### INFORMATION SUPPLIED
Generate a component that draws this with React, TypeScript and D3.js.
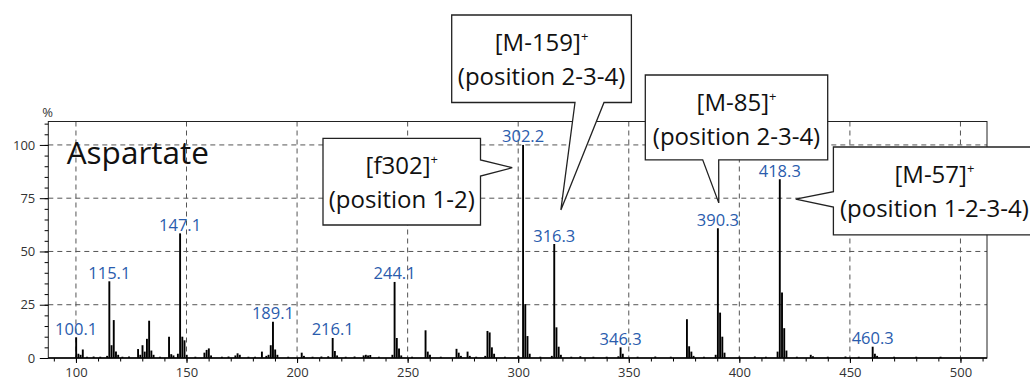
import React from "react";
import * as d3 from "d3";

const W = 1030;
const H = 380;
const plot = { left: 48.3, right: 987, top: 121.5, bottom: 358 };

// m/z of each centroided peak and its relative intensity (%)
const peakMz = [
  100.1, 101.1, 102.1, 103.1, 105, 108, 111,
  114.1, 115.1, 116.1, 117.1, 118.1, 119.1, 121, 124,
  128.1, 129.1, 130.1, 131.1, 132.1, 133.1, 134.1, 135.1, 138,
  142.1, 143.1, 144.1, 146.1, 147.1, 148.1, 149.1, 150.1, 154,
  158.1, 159.1, 160.1, 161.1, 166, 169,
  172.1, 173.1, 174.1, 178, 181,
  184.1, 186.1, 187.1, 188.1, 189.1, 190.1, 191.1, 196,
  202.1, 203.1, 207, 211,
  214.1, 216.1, 217.1, 218.1, 222, 226,
  230.1, 231.1, 232.1, 233.1, 237,
  243.1, 244.1, 245.1, 246.1, 247.1, 252,
  258.1, 259.1, 260.1, 265,
  272.1, 273.1, 274.1, 277.1, 278.1, 281,
  285.1, 286.1, 287.1, 288.1, 289.1, 294,
  300.1, 302.2, 303.2, 304.2, 305.2, 310,
  315.2, 316.3, 317.3, 318.3, 319.3, 324, 328.1, 334,
  340, 345.3, 346.3, 347.3, 354, 362, 369,
  376.3, 377.3, 378.3, 379.3, 384,
  389.3, 390.3, 391.3, 392.3, 393.3, 400, 407, 412,
  417.3, 418.3, 419.3, 420.3, 421.3, 426,
  432.3, 433.3, 440, 448, 454,
  460.3, 461.3, 462.3, 470, 480, 491
];
const peakPct = [
  9.7, 2, 1.5, 4, 0.6, 0.7, 0.6,
  1, 36, 6, 17.8, 3, 1.5, 0.6, 0.7,
  4.2, 1.5, 6, 3, 9, 17.5, 3.5, 1.5, 0.6,
  10, 1.8, 1.2, 2, 58.5, 10, 8.3, 1.5, 0.6,
  2.5, 3.8, 4.5, 1.2, 0.6, 0.7,
  1.2, 2.2, 1.5, 0.6, 0.6,
  3, 1, 1.5, 6, 17, 4, 1.5, 0.6,
  2.5, 1, 0.6, 0.7,
  0.8, 9.4, 3.3, 1.2, 0.6, 0.7,
  1.2, 1.5, 1.2, 1.4, 0.6,
  1.5, 35.7, 9.4, 4.5, 1.2, 0.6,
  13, 3, 1.5, 0.6,
  4.3, 2.5, 1, 3, 1, 0.6,
  1, 12.7, 12, 5, 2, 0.6,
  1, 100, 25.3, 10.3, 2, 0.6,
  1, 53.5, 14.4, 5.3, 1.5, 0.6, 0.8, 0.6,
  0.6, 0.8, 5, 2, 0.6, 0.7, 0.6,
  18.2, 5.5, 3, 1, 0.6,
  1.5, 60.9, 21.3, 10, 2.5, 0.6, 0.7, 0.6,
  3, 83.9, 30.7, 14, 3.5, 0.6,
  1.5, 0.8, 0.6, 0.7, 0.6,
  5.3, 2, 1, 0.6, 0.6, 0.6
];

const labeledMz = [100.1, 115.1, 147.1, 189.1, 216.1, 244.1, 302.2, 316.3, 346.3, 390.3, 418.3, 460.3];

const xTicks = [100, 150, 200, 250, 300, 350, 400, 450, 500];
const yTicks = [0, 25, 50, 75, 100];

const calloutIons = ["[f302]", "[M-159]", "[M-85]", "[M-57]"];
const calloutPositions = ["(position 1-2)", "(position 2-3-4)", "(position 2-3-4)", "(position 1-2-3-4)"];
const calloutTargetMz = [297.3, 319.3, 390.7, 425.5];
const calloutTargetPct = [89.3, 69.5, 72.8, 74.6];

// box layout in px; a/b = where the pointer leaves the box edge
const calloutBoxes = [
  { x: 323, y: 138.3, w: 157.5, h: 86.7, side: "right", a: 160, b: 176 },
  { x: 451.7, y: 15, w: 179.7, h: 87.5, side: "bottom", a: 575, b: 604 },
  { x: 645.3, y: 75, w: 182.4, h: 84.8, side: "bottom", a: 702.7, b: 718.7 },
  { x: 833.4, y: 147, w: 202, h: 87.8, side: "left", a: 191.7, b: 207 }
];

const FONT = "'Open Sans', 'Noto Sans', sans-serif";

function calloutPath(bx: any, tx: number, ty: number) {
  const { x, y, w, h, side, a, b } = bx;
  let pts: number[][];
  if (side === "right") {
    pts = [[x, y], [x + w, y], [x + w, a], [tx, ty], [x + w, b], [x + w, y + h], [x, y + h]];
  } else if (side === "bottom") {
    pts = [[x, y], [x + w, y], [x + w, y + h], [b, y + h], [tx, ty], [a, y + h], [x, y + h]];
  } else {
    pts = [[x, y], [x + w, y], [x + w, y + h], [x, y + h], [x, b], [tx, ty], [x, a]];
  }
  return "M" + pts.map(p => p.join(",")).join("L") + "Z";
}

export default function App() {
  const xAxisRef = React.useRef<SVGGElement>(null);
  const yAxisRef = React.useRef<SVGGElement>(null);

  const x = d3.scaleLinear().domain([87.5, 512]).range([plot.left, plot.right]);
  const y = d3.scaleLinear().domain([0, 111]).range([plot.bottom, plot.top]);

  React.useEffect(() => {
    const gx = d3.select(xAxisRef.current);
    gx.selectAll("*").remove();
    gx.append("g")
      .call(d3.axisBottom(x).tickValues(d3.range(90, 512, 10)).tickSize(3.5).tickFormat(() => ""))
      .call(g => g.select(".domain").remove());
    gx.append("g")
      .call(d3.axisBottom(x).tickValues(xTicks).tickSize(5).tickPadding(5).tickFormat(d3.format("d")))
      .call(g => g.select(".domain").remove())
      .call(g => g.selectAll("text").attr("font-size", 13).attr("font-family", FONT).attr("fill", "#333"));

    const gy = d3.select(yAxisRef.current);
    gy.selectAll("*").remove();
    gy.append("g")
      .call(d3.axisLeft(y).tickValues(d3.range(0, 111, 5)).tickSize(3.7).tickFormat(() => ""))
      .call(g => g.select(".domain").remove());
    gy.append("g")
      .call(d3.axisLeft(y).tickValues(yTicks).tickSize(8.5).tickPadding(4.5).tickFormat(d3.format("d")))
      .call(g => g.select(".domain").remove())
      .call(g => g.selectAll("text").attr("font-size", 13).attr("font-family", FONT).attr("fill", "#333"));
  }, []);

  const peaks = peakMz.map((m, i) => ({ mz: m, pct: peakPct[i] }));

  return (
    <svg width={W} height={H} style={{ position: "absolute", left: 0, top: 0, background: "#fff" }}>
      {/* grid */}
      <g stroke="#555" strokeWidth={1} strokeDasharray="5,4">
        {yTicks.filter(t => t > 0).map(t => (
          <line key={"h" + t} x1={plot.left} x2={plot.right} y1={y(t)} y2={y(t)} />
        ))}
        {xTicks.map(t => (
          <line key={"v" + t} x1={x(t)} x2={x(t)} y1={plot.top} y2={plot.bottom} />
        ))}
      </g>

      <text x={66.7} y={164.3} fontFamily={FONT} fontSize={31.5} fill="#111">Aspartate</text>

      {/* spectrum */}
      <g stroke="#000" strokeWidth={1.9}>
        {peaks.map((p, i) => (
          <line key={i} x1={x(p.mz)} x2={x(p.mz)} y1={y(0)} y2={y(p.pct)} />
        ))}
      </g>

      {/* frame */}
      <rect x={plot.left} y={plot.top} width={plot.right - plot.left} height={plot.bottom - plot.top}
        fill="none" stroke="#222" strokeWidth={1} />
      <line x1={plot.left} x2={plot.right} y1={plot.bottom} y2={plot.bottom} stroke="#000" strokeWidth={1.6} />
      <g ref={xAxisRef} transform={`translate(0,${plot.bottom})`} />
      <g ref={yAxisRef} transform={`translate(${plot.left},0)`} />
      <text x={47.5} y={116.5} textAnchor="middle" fontFamily={FONT} fontSize={13} fill="#333">%</text>

      {/* peak labels */}
      <g fontFamily={FONT} fontSize={16.5} fill="#2a5cad" textAnchor="middle">
        {labeledMz.map(m => {
          const p = peaks.find(d => d.mz === m)!;
          return <text key={m} x={x(p.mz)} y={y(p.pct) - 2.5}>{m.toFixed(1)}</text>;
        })}
      </g>

      {/* callouts */}
      {calloutBoxes.map((bx, i) => {
        const tx = x(calloutTargetMz[i]);
        const ty = y(calloutTargetPct[i]);
        const cx = bx.x + bx.w / 2;
        return (
          <g key={i}>
            <path d={calloutPath(bx, tx, ty)} fill="#fff" stroke="#222" strokeWidth={1.3} />
            <g fontFamily={FONT} fontSize={24} fill="#111" textAnchor="middle">
              <text x={cx} y={bx.y + 36}>
                {calloutIons[i]}
                <tspan fontSize={13} dy={-10}>+</tspan>
              </text>
              <text x={cx} y={bx.y + 70}>{calloutPositions[i]}</text>
            </g>
          </g>
        );
      })}
    </svg>
  );
}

### SET EXERCISE
Give again exactly the lines running from the beginning of the material above through the line that contains "121.5, bottom: 358", and leave out every picture.

### EXPECTED ANSWER
Generate a component that draws this with React, TypeScript and D3.js.
import React from "react";
import * as d3 from "d3";

const W = 1030;
const H = 380;
const plot = { left: 48.3, right: 987, top: 121.5, bottom: 358 };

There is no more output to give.